[Humanist] 23.564 finding software

Humanist Discussion Group willard.mccarty at mccarty.org.uk
Wed Jan 13 07:13:17 CET 2010

                 Humanist Discussion Group, Vol. 23, No. 564.
         Centre for Computing in the Humanities, King's College London
                Submit to: humanist at lists.digitalhumanities.org

        Date: Tue, 12 Jan 2010 18:49:57 -0700
        From: Geoffrey Rockwell <geoffrey.rockwell at ualberta.ca>
        Subject: Finding Software

On the subject of lists of tools:

There are actually a number of places where you can discover tools.  
Others have sent links to some of the lists out there, mentioning for  
example DIRT. I have maintained a list of lists at:


What strikes me, however, is how often I hear people calling for a  
definitive list of tools despite the existence of well maintained  
finding aides like intute (http://www.intute.ac.uk/) that everyone  
should know about. I want to propose that the problem is not what we  
think it is - that the perfect list of tools will not solve the  
problem of discovery and that we will find there are always more lists  
cropping up.

Some possible reasons for saying this are:

- The people who want to find tools don't know what they are called  
and those who create them don't know what to call them. A  
"Collocation" tool might be useful, but would someone new to  
humanities computing know it was what they wanted? For that matter, it  
isn't even clear that the word tool is right.

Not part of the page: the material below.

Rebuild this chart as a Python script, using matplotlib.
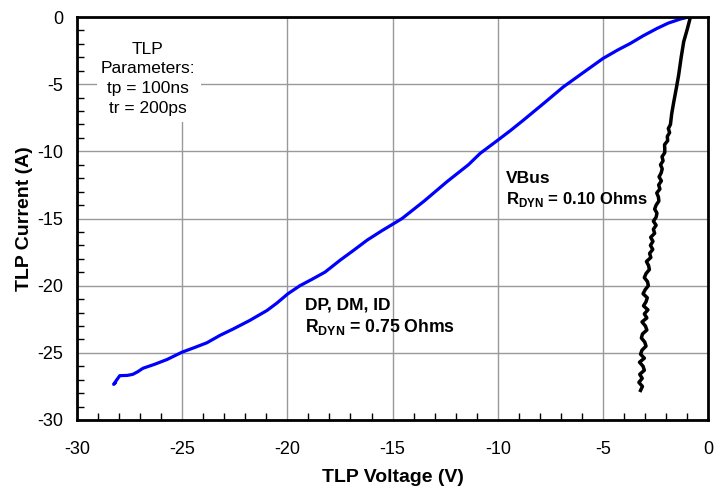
import matplotlib
matplotlib.use("Agg")
import matplotlib.pyplot as plt
from matplotlib.patches import Rectangle

plt.rcParams['font.family'] = ['Liberation Sans', 'DejaVu Sans']
plt.rcParams['axes.unicode_minus'] = False
plt.rcParams['mathtext.fontset'] = 'custom'
plt.rcParams['mathtext.rm'] = 'Liberation Sans:bold'
plt.rcParams['mathtext.bf'] = 'Liberation Sans:bold'

# DP, DM, ID pins (blue)
v_dp = [-28.19, -28.25, -28.1, -27.96, -27.6, -27.34, -27.1, -26.86, -26.3, -25.72,
        -25.0, -24.4, -23.82, -23.2, -22.58, -21.8, -20.97, -20.5, -19.97, -19.4,
        -18.8, -18.21, -17.49, -16.88, -16.2, -15.5, -14.97, -14.55, -13.5, -12.41,
        -11.4, -10.84, -10.03, -9.4, -8.78, -7.8, -6.88, -6.0, -5.0, -4.3,
        -3.7, -3.1, -2.44, -1.9, -1.33, -0.95]
i_dp = [-27.25, -27.35, -27.0, -26.7, -26.68, -26.6, -26.4, -26.15, -25.85, -25.5,
        -24.95, -24.6, -24.25, -23.7, -23.23, -22.6, -21.85, -21.3, -20.6, -20.0,
        -19.5, -18.99, -18.1, -17.4, -16.6, -15.9, -15.4, -15.0, -13.7, -12.25,
        -11.0, -10.15, -9.2, -8.45, -7.67, -6.4, -5.19, -4.2, -3.08, -2.45,
        -1.96, -1.4, -0.85, -0.45, -0.15, 0.0]

# VBus (black, noisy trace)
v_vb = [-0.85, -1.0, -1.17, -1.29, -1.41, -1.52, -1.64, -1.74,
        -1.80, -1.90, -1.84, -1.95, -1.93, -2.08, -2.07, -2.07, -2.20, -2.15,
        -2.27, -2.19, -2.24, -2.34, -2.23, -2.36, -2.30, -2.45, -2.37, -2.35,
        -2.48, -2.55, -2.44, -2.48, -2.61, -2.48, -2.61, -2.55, -2.74, -2.63,
        -2.75, -2.64, -2.79, -2.73, -2.94, -2.84, -2.80, -2.96, -3.04, -2.89,
        -2.85, -3.00, -3.10, -2.90, -2.96, -3.08, -2.87, -3.04, -2.92, -3.15,
        -2.99, -2.92, -3.13, -3.18, -3.02, -2.96, -3.15, -3.22, -3.04, -3.27,
        -3.10, -3.04, -3.26, -3.14, -3.30, -3.13, -3.22]
i_vb = [0.0, -0.9, -1.84, -3.0, -4.32, -5.3, -6.3, -7.2,
        -8.0, -8.3, -8.6, -8.9, -9.2, -9.5, -9.8, -10.1, -10.4, -10.7,
        -11.0, -11.3, -11.6, -11.9, -12.2, -12.5, -12.8, -13.1, -13.4, -13.7,
        -14.0, -14.3, -14.6, -14.9, -15.2, -15.5, -15.8, -16.1, -16.4, -16.7,
        -17.0, -17.3, -17.6, -17.9, -18.2, -18.5, -18.8, -19.1, -19.4, -19.7,
        -20.0, -20.3, -20.6, -20.9, -21.2, -21.5, -21.8, -22.1, -22.4, -22.7,
        -23.0, -23.3, -23.6, -23.9, -24.2, -24.5, -24.8, -25.1, -25.4, -25.7,
        -26.0, -26.3, -26.6, -26.9, -27.2, -27.5, -27.8]

fig = plt.figure(figsize=(7.25, 4.87), dpi=100)
ax = fig.add_axes([0.106, 0.1376, 0.871, 0.8274])

ax.plot(v_dp, i_dp, color='#0000ff', lw=2.3, zorder=3)
ax.plot(v_vb, i_vb, color='black', lw=2.5, zorder=3)

ax.set_xlim(-30, 0)
ax.set_ylim(-30, 0)
ax.set_xticks(range(-30, 1, 5))
ax.set_yticks(range(-30, 1, 5))
ax.set_xticks(range(-30, 1, 1), minor=True)
ax.set_yticks(range(-30, 1, 1), minor=True)
ax.tick_params(which='major', length=0, labelsize=13)
ax.tick_params(axis='x', which='major', pad=15)
ax.tick_params(axis='y', which='major', pad=10)
ax.tick_params(which='minor', direction='in', length=5, width=1)
ax.grid(True, which='major', color='#999999', lw=1)
for s in ax.spines.values():
    s.set_linewidth(2)
    s.set_zorder(5)

ax.set_xlabel('TLP Voltage (V)', fontsize=14, fontweight='bold', labelpad=8)
ax.set_ylabel('TLP Current (A)', fontsize=14, fontweight='bold', labelpad=3)

# white box behind the parameter note
ax.add_patch(Rectangle((0.032, 0.74), 0.164, 0.26, transform=ax.transAxes,
                       facecolor='white', edgecolor='none', zorder=2.5))
ax.text(-26.62, -4.6, 'TLP\nParameters:\ntp = 100ns\ntr = 200ps', ha='center', va='center',
        fontsize=12.5, linespacing=1.4, zorder=4)

ax.text(-9.6, -12.0, 'VBus', fontsize=12.5, fontweight='bold', va='center', zorder=4)
ax.text(-9.6, -13.6, r'R$_{\mathrm{DYN}}$ = 0.10 Ohms', fontsize=12, fontweight='bold',
        va='center', zorder=4)
ax.text(-19.16, -21.45, 'DP, DM, ID', fontsize=12.5, fontweight='bold', va='center', zorder=4)
ax.text(-19.16, -23.1, r'R$_{\mathrm{DYN}}$ = 0.75 Ohms', fontsize=12.7, fontweight='bold',
        va='center', zorder=4)

fig.savefig('out.png', dpi=100)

- People always prefer to ask someone knowledgeable (or pose a  
question on HUMANIST) rather than find a resource and comb through it.  
Saves time and is more convivial.

- Those who create lists do so for a purpose and then stop maintaining  
them (with a few exceptions that will cease to be maintained if not  
funded.) Most lists are therefore more about what someone wanted to  
keep track of at a particular time.

- Those who create tools will contribute information to lists for a  
while and then get bored and stop maintaining the information. This is  
especially true when you have many lists you have to update every time  
your tool changes.

- Tools off a list are fairly useless without a lot of context.  
Finding one on a list and adapting it to your needs is rarely how  
researchers do things.

- What people want from a list is an absence. We want to show is that  
there isn't already the tool we imagined because that justifies the  
funding to build it. Too much information would spoil the fun.

- The creation of lists is itself an interesting act worthy of study.  
The list has its own rhetorical structure and can be a tool for  
defining who/what is in and what is out. There will always be another  
list as long as there are ambitions.